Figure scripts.
[BEGIN]

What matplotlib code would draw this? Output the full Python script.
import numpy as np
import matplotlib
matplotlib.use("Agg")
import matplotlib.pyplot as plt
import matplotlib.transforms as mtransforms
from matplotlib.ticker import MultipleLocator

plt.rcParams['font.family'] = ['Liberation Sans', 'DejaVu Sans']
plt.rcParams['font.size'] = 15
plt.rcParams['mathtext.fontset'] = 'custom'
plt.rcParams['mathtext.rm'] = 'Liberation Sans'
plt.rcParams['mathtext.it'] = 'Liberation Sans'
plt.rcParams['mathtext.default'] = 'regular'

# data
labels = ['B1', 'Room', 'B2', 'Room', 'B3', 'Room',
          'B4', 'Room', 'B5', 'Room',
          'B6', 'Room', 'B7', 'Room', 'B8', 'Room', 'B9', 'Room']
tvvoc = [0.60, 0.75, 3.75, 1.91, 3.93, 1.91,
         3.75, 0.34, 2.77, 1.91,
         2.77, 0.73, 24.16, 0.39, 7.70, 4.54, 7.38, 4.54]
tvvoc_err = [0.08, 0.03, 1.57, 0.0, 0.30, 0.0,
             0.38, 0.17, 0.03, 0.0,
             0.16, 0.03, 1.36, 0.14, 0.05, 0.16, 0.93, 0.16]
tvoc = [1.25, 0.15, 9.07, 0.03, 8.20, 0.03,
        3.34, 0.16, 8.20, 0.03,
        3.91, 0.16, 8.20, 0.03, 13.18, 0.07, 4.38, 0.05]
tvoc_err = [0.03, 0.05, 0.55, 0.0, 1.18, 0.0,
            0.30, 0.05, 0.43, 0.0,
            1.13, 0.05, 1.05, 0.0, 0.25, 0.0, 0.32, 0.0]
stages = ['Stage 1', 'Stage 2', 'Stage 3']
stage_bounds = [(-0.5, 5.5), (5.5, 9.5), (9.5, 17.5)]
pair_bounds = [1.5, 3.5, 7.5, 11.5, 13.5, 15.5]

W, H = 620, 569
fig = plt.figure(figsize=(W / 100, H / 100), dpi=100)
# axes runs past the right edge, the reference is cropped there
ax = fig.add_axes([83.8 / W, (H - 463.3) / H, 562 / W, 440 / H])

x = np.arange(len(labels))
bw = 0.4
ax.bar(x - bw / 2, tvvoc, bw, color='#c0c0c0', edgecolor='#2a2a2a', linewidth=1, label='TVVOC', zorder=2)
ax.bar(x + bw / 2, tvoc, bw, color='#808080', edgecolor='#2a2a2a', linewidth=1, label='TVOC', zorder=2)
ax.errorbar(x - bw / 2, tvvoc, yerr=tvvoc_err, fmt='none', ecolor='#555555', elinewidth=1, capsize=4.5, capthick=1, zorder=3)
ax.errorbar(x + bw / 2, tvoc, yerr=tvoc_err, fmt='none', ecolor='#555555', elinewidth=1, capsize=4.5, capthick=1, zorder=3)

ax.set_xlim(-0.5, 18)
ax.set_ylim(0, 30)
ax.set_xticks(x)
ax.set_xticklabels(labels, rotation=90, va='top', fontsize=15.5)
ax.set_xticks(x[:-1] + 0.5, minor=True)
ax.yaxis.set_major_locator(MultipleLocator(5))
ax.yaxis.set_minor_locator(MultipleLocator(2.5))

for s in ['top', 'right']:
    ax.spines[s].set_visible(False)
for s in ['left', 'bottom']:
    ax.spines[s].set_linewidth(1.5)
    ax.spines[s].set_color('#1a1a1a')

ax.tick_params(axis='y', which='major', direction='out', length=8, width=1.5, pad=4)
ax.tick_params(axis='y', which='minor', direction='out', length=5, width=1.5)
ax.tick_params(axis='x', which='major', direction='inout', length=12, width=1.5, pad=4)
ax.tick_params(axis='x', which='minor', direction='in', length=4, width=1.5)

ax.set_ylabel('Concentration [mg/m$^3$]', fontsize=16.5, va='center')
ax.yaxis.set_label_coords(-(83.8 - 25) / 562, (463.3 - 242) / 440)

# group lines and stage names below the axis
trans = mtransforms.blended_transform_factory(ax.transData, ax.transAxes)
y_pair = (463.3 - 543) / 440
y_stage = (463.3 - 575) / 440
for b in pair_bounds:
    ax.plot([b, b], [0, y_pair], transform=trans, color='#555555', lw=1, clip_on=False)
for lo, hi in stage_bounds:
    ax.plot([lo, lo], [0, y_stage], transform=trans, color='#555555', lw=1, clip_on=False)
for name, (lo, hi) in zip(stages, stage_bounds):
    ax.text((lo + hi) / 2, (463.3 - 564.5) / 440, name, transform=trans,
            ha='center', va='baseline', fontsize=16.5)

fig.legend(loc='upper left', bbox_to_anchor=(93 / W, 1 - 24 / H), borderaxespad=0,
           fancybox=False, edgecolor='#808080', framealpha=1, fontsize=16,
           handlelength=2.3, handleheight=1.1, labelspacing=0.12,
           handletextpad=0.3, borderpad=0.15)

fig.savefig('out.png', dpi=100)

[END]
[BEGIN]

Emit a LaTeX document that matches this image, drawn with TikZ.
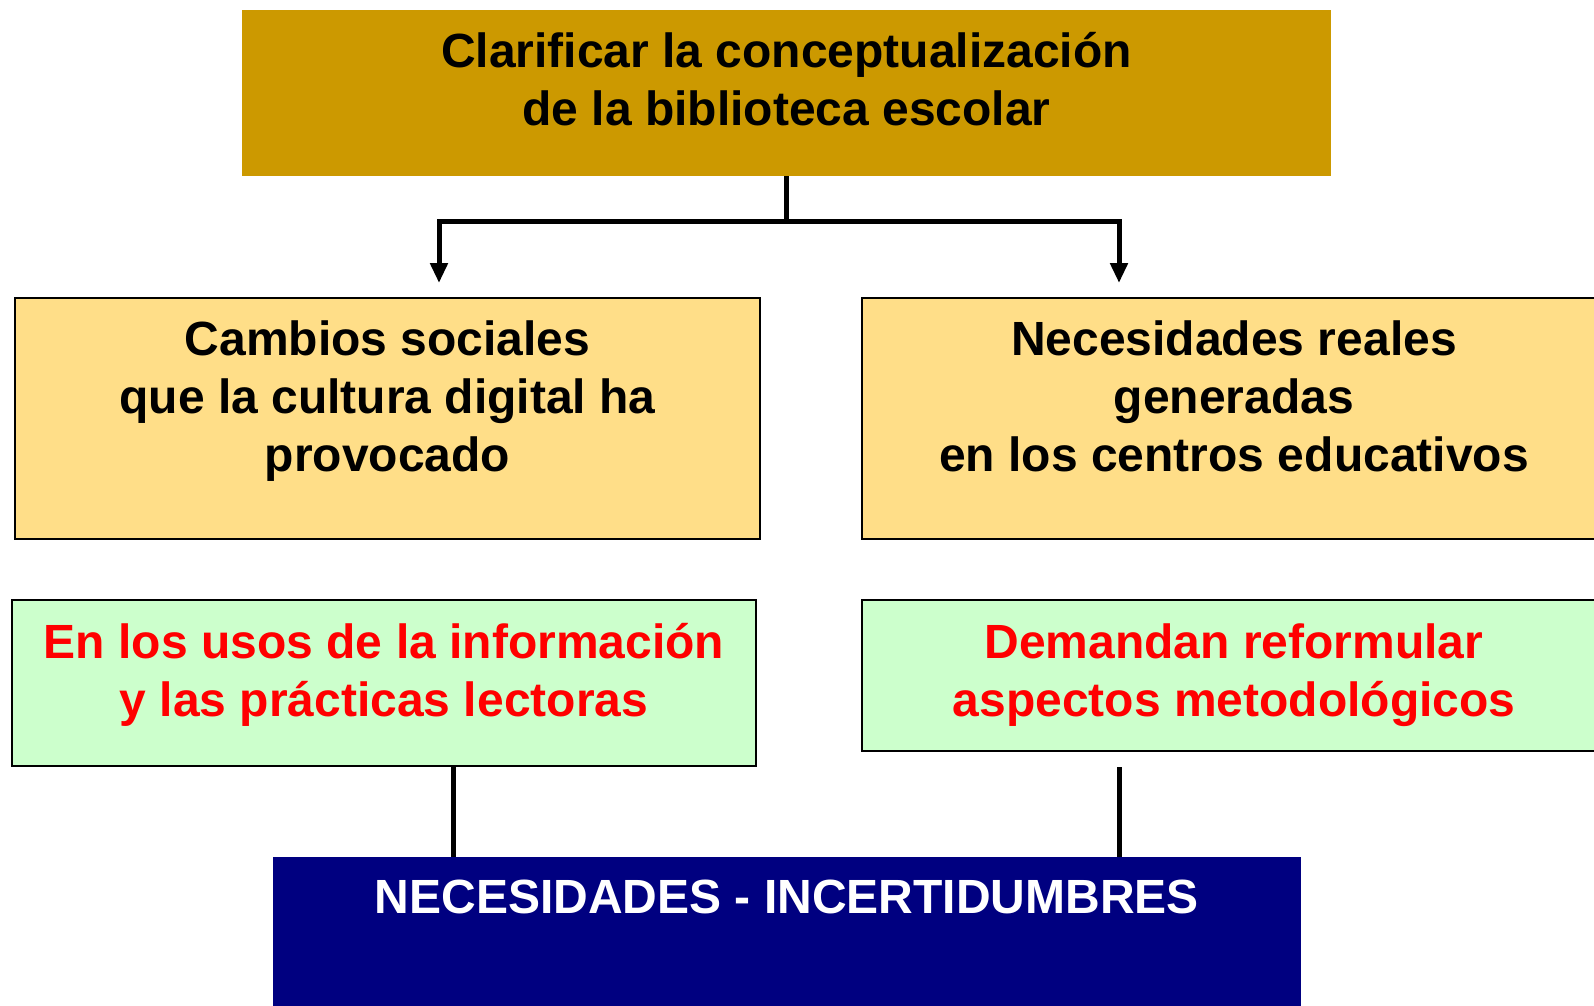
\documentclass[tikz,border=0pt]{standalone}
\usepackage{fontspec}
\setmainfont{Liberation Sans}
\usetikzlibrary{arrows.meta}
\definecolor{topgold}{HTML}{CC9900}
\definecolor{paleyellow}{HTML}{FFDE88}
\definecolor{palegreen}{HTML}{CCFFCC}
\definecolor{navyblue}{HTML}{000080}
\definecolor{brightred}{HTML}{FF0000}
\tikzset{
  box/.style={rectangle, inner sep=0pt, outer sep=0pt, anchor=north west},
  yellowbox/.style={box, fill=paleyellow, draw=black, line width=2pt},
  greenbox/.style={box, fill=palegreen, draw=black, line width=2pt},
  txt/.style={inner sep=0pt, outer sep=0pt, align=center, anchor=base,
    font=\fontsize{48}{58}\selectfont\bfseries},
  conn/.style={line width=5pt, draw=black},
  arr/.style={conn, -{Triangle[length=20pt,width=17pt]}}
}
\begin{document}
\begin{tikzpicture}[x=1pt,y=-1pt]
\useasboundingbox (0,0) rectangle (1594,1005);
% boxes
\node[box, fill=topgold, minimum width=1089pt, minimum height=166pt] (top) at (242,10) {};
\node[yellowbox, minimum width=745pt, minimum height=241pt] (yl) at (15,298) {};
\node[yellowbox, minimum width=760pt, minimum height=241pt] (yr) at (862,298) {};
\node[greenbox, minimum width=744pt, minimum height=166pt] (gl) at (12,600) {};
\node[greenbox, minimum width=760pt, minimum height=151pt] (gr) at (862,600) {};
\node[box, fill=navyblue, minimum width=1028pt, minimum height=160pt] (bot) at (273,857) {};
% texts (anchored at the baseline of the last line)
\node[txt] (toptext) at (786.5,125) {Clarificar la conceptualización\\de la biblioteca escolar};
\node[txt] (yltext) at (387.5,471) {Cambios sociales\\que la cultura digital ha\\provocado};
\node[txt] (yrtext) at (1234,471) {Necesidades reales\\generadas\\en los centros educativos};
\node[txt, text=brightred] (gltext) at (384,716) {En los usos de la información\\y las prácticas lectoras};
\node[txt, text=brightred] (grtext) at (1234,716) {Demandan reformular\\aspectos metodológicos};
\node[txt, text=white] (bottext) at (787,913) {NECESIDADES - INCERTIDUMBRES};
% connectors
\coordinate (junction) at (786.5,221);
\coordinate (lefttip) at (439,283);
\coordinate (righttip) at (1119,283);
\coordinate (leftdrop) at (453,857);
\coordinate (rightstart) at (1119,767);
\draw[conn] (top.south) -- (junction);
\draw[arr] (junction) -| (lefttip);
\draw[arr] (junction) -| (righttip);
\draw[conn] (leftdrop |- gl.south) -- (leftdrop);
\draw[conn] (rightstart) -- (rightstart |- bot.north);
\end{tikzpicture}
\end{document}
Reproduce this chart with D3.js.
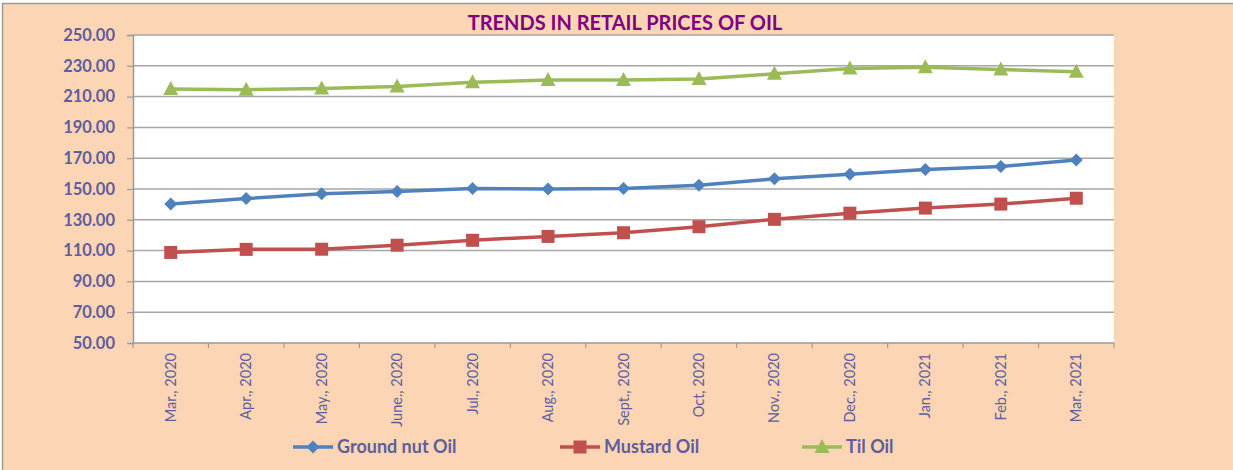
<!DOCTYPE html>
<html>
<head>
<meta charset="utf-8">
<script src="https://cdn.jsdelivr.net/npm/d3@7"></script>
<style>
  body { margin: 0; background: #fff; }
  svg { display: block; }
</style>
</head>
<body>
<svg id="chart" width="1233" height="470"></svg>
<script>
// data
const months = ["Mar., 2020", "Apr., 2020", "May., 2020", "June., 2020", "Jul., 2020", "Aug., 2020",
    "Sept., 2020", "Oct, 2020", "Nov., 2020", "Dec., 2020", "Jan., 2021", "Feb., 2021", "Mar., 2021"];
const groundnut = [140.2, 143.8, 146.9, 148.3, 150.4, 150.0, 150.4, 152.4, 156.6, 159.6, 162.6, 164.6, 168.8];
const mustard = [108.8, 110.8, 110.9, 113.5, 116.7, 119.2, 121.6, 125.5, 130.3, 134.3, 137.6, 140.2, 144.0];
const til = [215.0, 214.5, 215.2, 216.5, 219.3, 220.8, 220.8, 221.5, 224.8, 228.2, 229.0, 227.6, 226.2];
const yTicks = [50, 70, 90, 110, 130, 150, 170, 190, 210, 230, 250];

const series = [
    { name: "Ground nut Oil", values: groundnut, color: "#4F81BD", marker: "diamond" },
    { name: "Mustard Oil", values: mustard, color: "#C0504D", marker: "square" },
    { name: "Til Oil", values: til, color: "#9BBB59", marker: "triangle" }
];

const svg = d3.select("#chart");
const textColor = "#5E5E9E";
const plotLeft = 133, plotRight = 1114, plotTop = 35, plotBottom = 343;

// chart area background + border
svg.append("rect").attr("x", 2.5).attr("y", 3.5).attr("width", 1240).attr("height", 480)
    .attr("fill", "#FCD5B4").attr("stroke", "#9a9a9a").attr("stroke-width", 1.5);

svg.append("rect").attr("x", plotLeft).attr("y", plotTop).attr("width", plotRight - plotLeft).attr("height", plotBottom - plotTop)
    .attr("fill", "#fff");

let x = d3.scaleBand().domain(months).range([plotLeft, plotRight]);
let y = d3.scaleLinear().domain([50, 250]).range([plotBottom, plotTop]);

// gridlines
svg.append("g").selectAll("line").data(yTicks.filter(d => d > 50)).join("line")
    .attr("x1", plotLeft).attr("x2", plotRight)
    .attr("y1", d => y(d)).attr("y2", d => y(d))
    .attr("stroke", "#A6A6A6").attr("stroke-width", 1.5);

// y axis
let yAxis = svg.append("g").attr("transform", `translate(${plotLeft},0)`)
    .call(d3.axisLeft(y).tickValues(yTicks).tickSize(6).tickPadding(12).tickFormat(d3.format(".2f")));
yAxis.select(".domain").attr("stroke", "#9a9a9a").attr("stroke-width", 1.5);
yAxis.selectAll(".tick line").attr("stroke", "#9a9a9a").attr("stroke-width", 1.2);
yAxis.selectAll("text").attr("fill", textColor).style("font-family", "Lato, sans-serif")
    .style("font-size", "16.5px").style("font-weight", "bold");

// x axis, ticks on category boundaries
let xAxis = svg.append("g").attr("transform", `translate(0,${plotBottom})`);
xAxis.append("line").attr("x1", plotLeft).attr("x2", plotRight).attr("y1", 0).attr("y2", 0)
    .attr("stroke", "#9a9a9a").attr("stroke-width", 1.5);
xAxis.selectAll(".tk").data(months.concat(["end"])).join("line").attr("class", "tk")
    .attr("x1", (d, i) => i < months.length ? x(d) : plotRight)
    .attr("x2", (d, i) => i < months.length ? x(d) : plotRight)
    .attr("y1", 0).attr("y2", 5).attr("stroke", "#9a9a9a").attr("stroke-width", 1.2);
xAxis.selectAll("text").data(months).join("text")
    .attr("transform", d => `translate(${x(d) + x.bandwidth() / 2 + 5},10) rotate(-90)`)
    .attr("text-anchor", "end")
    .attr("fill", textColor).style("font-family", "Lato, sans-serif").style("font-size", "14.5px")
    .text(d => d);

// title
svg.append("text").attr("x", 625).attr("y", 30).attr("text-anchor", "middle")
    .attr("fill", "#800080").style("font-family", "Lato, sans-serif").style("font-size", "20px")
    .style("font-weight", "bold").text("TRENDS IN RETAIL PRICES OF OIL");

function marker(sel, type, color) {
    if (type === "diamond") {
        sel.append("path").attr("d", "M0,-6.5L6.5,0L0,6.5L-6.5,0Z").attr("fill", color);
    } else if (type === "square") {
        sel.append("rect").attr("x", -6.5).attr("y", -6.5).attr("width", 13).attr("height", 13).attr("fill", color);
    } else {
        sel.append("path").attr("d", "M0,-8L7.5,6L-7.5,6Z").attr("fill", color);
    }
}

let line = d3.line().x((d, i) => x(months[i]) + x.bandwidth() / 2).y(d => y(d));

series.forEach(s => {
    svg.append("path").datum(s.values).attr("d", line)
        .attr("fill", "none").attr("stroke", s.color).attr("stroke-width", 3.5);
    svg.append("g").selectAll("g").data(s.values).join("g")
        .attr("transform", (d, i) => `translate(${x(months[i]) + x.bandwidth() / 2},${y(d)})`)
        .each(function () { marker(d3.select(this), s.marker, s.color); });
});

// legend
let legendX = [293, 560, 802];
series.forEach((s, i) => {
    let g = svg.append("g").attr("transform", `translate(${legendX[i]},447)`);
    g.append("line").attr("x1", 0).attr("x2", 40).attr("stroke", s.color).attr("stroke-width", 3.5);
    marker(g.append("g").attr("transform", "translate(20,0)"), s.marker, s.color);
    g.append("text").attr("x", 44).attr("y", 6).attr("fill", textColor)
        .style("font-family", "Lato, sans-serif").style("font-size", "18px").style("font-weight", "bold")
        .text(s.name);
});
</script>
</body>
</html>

[END]

WORK TO DO. Filter for "with". Return all lines that hold it.

EXERCISE SOLUTION.
Emit a LaTeX document that matches this image, drawn with TikZ.
Reproduce this chart with D3.js.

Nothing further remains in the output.